[Task objective]:
Reproduce, exactly and in full, only the lines below from the one containing "Write the matplotlib code for this chart." through the one containing "plt.rcParams['hatch.linewidth'] = 1.5".

(Charts and diagrams as code)
- - - - - - -

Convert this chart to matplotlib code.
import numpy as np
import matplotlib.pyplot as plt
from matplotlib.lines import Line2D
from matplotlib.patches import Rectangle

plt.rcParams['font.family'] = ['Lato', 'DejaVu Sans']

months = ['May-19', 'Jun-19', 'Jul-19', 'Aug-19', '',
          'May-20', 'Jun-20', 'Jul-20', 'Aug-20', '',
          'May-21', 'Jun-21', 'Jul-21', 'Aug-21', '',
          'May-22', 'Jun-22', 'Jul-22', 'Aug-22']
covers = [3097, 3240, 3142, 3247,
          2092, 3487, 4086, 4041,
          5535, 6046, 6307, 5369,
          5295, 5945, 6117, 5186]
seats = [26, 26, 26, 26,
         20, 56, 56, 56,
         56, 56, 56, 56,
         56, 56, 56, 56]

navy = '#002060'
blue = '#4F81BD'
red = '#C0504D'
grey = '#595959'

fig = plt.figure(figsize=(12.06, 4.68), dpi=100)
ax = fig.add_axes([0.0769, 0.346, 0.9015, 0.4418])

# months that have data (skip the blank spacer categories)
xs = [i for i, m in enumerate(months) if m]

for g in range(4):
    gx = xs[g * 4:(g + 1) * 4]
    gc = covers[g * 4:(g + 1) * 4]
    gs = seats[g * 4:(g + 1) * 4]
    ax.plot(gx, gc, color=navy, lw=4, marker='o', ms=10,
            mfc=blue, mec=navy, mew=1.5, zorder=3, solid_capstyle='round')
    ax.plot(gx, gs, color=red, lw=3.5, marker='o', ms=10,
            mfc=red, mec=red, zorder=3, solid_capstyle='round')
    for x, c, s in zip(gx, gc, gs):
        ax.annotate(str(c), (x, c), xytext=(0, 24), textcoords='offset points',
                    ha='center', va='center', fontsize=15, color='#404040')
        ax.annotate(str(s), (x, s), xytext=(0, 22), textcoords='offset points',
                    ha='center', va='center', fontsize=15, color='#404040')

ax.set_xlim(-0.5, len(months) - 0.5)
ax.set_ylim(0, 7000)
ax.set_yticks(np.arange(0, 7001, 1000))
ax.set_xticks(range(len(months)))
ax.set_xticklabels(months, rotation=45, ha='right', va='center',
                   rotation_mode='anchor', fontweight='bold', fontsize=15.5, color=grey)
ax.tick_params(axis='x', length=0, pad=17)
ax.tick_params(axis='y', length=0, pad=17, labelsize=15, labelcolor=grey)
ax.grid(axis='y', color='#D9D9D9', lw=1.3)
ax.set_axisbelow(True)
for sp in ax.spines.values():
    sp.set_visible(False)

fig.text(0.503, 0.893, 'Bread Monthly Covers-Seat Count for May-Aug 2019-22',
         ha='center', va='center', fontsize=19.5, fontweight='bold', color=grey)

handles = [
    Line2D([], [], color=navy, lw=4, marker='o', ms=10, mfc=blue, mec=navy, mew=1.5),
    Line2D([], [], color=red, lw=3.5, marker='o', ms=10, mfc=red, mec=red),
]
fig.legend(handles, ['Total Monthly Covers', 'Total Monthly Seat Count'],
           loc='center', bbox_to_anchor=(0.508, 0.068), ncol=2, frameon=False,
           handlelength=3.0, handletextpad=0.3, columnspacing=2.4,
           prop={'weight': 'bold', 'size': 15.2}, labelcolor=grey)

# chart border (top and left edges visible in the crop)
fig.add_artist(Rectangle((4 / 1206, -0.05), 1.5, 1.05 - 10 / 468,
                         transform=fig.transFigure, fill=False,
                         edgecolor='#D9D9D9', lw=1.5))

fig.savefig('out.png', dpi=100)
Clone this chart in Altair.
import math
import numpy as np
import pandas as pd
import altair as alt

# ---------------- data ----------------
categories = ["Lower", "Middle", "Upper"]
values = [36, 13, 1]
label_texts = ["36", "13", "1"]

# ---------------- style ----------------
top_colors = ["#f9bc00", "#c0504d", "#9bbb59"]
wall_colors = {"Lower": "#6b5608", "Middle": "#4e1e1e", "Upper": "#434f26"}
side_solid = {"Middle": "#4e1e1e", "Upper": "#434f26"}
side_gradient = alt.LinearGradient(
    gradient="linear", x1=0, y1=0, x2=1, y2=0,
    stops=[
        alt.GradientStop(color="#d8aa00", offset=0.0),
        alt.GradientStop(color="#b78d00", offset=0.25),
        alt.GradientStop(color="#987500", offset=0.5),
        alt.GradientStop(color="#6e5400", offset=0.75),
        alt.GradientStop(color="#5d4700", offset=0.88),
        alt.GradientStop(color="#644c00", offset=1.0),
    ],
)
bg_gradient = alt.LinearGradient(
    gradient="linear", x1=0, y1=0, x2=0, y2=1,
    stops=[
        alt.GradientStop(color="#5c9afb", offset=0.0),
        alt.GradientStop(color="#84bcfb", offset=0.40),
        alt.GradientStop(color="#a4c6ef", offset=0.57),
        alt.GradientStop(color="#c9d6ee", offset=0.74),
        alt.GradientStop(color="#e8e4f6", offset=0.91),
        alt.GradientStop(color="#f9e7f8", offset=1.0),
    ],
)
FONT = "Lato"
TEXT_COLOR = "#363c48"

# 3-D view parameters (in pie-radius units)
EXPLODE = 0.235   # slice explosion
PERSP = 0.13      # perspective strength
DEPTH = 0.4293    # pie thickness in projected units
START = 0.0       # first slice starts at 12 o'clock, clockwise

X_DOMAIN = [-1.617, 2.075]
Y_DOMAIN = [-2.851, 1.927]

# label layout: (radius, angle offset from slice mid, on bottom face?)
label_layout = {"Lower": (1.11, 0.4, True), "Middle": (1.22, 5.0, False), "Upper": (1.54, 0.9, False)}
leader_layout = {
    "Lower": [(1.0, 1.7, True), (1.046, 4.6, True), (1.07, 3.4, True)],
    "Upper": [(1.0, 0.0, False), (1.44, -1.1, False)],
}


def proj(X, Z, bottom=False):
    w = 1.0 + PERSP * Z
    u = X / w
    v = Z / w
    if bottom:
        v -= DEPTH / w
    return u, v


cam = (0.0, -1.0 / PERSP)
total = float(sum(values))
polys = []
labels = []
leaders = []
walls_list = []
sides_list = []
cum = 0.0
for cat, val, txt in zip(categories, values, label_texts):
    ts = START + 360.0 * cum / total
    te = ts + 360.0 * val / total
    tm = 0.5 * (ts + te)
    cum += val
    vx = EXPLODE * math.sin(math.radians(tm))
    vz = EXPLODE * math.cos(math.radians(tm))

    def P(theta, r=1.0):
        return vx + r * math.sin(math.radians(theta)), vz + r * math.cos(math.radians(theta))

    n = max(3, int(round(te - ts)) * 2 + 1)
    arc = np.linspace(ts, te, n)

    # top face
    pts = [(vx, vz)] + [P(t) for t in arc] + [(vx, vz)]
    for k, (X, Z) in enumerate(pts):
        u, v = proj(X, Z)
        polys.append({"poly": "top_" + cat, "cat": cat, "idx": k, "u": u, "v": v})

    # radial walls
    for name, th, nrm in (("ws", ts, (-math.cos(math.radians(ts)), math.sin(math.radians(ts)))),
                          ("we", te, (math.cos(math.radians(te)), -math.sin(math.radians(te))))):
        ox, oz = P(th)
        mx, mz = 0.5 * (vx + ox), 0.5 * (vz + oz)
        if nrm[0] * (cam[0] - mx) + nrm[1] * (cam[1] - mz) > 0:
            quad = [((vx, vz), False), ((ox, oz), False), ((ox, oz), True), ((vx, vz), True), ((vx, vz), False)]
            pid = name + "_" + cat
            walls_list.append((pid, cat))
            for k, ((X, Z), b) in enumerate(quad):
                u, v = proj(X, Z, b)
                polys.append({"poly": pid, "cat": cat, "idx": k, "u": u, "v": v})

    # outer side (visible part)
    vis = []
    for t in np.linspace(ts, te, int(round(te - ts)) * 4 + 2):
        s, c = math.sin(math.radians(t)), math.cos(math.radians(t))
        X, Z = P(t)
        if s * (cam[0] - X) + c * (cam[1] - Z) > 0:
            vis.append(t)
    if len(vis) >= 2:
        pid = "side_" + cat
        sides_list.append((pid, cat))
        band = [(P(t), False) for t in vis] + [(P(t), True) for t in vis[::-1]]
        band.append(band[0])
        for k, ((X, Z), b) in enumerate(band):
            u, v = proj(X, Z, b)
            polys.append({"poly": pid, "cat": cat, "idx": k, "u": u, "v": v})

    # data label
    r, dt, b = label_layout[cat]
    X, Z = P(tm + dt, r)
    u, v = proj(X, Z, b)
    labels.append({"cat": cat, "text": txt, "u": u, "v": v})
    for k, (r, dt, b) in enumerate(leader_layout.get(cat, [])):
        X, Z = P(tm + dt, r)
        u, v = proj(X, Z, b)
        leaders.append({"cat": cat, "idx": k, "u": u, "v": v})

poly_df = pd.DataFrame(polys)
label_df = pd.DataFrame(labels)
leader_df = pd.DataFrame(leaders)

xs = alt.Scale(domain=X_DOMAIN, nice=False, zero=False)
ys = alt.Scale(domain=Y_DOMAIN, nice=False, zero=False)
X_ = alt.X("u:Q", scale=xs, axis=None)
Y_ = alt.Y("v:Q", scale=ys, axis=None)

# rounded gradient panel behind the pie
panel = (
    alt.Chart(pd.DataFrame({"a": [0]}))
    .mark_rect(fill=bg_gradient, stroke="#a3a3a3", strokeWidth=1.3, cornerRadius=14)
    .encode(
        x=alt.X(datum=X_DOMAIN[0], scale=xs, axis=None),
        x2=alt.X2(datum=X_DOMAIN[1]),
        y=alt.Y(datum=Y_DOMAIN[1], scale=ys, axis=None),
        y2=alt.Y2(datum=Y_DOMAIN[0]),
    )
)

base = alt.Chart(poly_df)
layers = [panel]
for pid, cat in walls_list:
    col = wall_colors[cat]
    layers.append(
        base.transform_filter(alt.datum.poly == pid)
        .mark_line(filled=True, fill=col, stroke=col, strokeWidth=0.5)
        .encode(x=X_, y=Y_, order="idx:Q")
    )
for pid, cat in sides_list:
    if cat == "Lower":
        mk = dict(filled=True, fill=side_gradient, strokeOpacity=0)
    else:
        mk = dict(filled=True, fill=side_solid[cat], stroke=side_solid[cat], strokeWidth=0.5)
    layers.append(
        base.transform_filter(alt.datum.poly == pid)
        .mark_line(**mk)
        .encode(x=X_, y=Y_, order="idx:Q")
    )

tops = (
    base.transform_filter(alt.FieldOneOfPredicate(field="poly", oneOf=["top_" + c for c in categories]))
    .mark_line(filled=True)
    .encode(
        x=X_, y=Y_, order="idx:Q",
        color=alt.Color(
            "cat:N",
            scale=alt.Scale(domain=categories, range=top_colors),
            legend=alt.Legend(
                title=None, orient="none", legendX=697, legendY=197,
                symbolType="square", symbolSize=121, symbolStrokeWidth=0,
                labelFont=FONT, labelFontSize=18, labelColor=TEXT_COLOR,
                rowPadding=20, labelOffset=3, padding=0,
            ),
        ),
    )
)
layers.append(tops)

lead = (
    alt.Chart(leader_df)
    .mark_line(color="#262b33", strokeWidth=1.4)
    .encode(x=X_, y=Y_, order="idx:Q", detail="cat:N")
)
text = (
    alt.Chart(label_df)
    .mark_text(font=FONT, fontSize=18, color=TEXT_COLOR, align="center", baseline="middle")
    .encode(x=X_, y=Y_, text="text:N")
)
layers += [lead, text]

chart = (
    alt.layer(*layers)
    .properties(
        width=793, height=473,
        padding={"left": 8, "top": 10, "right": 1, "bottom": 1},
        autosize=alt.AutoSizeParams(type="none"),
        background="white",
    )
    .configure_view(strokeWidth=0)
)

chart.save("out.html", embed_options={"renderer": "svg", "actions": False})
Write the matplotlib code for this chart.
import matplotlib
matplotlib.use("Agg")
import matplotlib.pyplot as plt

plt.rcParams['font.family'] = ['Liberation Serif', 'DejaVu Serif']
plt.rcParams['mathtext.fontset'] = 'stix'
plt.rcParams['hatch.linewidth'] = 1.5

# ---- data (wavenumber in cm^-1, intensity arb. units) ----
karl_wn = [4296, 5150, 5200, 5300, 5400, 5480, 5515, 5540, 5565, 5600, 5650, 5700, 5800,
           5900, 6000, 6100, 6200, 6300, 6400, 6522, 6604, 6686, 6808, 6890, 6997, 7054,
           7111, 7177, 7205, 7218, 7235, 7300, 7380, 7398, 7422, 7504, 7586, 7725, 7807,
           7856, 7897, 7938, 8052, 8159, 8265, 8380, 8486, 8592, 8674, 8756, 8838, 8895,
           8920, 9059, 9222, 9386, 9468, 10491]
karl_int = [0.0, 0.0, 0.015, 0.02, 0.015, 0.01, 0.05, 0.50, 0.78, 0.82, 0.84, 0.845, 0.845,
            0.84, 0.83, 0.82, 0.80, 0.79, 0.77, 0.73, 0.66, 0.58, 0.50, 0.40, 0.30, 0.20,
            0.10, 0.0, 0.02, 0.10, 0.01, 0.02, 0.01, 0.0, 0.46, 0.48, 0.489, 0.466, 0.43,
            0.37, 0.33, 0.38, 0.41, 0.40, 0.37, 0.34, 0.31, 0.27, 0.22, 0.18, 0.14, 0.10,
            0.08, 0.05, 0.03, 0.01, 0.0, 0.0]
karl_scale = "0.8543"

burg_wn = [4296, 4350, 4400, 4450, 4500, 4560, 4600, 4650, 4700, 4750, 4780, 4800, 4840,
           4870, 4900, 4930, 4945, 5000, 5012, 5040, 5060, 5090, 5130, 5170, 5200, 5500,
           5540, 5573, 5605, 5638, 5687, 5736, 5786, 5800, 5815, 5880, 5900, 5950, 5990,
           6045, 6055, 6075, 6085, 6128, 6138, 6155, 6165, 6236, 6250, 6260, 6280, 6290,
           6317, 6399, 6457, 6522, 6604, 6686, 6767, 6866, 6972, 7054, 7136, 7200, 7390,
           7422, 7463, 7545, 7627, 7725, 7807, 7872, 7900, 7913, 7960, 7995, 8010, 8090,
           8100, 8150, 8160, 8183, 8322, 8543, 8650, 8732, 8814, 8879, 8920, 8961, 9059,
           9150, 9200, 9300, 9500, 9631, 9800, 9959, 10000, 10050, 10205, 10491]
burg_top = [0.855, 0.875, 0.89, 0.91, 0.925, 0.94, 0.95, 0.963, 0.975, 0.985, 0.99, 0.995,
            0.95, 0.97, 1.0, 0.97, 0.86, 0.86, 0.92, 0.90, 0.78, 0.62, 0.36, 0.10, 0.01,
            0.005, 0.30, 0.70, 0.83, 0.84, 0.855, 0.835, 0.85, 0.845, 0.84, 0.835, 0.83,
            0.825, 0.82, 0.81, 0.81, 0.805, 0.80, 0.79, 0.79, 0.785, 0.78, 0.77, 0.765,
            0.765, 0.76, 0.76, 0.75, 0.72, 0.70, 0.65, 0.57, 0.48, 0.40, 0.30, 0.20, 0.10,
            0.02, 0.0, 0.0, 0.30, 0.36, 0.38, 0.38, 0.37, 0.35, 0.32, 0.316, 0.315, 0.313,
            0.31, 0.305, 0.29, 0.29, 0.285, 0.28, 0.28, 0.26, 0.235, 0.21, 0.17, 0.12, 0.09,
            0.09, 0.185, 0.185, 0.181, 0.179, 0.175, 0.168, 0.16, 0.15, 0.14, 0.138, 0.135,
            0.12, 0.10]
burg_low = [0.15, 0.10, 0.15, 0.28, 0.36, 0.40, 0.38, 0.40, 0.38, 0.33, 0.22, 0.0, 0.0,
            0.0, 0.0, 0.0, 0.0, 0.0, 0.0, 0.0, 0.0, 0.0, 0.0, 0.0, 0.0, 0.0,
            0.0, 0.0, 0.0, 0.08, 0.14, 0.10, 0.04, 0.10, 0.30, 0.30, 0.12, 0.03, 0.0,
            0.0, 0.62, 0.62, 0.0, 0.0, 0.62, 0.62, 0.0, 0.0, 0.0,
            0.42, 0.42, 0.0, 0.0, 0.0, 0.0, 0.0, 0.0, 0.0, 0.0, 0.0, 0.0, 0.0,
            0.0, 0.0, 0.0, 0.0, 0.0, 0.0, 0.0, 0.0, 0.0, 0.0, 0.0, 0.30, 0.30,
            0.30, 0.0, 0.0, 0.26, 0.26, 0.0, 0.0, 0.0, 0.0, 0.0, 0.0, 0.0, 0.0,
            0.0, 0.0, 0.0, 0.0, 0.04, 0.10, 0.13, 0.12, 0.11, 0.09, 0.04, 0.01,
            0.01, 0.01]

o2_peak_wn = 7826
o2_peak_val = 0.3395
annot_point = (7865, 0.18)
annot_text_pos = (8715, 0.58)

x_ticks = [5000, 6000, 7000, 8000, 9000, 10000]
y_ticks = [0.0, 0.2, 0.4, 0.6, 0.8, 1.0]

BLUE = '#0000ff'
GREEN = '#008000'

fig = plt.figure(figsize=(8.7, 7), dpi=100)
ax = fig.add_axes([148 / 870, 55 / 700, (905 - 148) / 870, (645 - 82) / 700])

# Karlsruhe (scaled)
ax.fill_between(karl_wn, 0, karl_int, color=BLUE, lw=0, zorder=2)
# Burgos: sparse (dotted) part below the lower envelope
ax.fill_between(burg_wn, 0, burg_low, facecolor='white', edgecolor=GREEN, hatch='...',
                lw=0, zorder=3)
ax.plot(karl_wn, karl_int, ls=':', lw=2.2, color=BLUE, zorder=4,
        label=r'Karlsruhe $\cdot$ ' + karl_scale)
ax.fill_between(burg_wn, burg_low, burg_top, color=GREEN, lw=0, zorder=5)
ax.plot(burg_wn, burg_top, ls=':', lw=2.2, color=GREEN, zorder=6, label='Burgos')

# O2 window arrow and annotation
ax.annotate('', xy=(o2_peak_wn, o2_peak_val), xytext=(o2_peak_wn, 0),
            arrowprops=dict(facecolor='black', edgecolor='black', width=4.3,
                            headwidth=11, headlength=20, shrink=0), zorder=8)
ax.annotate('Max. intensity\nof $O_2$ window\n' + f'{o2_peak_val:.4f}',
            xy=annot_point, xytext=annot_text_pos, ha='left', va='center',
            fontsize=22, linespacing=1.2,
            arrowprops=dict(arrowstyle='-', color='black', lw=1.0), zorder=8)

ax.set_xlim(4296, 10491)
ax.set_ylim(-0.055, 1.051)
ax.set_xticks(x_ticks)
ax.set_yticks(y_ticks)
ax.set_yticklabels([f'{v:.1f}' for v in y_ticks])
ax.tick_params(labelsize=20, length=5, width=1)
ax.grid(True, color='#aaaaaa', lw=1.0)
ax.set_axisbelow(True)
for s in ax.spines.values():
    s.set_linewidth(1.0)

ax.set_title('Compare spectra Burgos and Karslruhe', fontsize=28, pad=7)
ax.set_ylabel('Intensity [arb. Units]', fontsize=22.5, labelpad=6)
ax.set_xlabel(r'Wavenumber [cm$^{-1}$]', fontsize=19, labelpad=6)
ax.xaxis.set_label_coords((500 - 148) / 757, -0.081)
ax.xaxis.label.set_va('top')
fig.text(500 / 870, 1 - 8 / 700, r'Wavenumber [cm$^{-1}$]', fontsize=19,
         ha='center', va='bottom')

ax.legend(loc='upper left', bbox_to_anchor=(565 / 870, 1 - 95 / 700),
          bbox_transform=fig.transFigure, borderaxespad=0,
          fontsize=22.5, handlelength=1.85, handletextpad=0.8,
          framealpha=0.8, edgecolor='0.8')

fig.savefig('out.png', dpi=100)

- - - - - - -

[Response]:
Write the matplotlib code for this chart.
import matplotlib
matplotlib.use("Agg")
import matplotlib.pyplot as plt

plt.rcParams['font.family'] = ['Liberation Serif', 'DejaVu Serif']
plt.rcParams['mathtext.fontset'] = 'stix'
plt.rcParams['hatch.linewidth'] = 1.5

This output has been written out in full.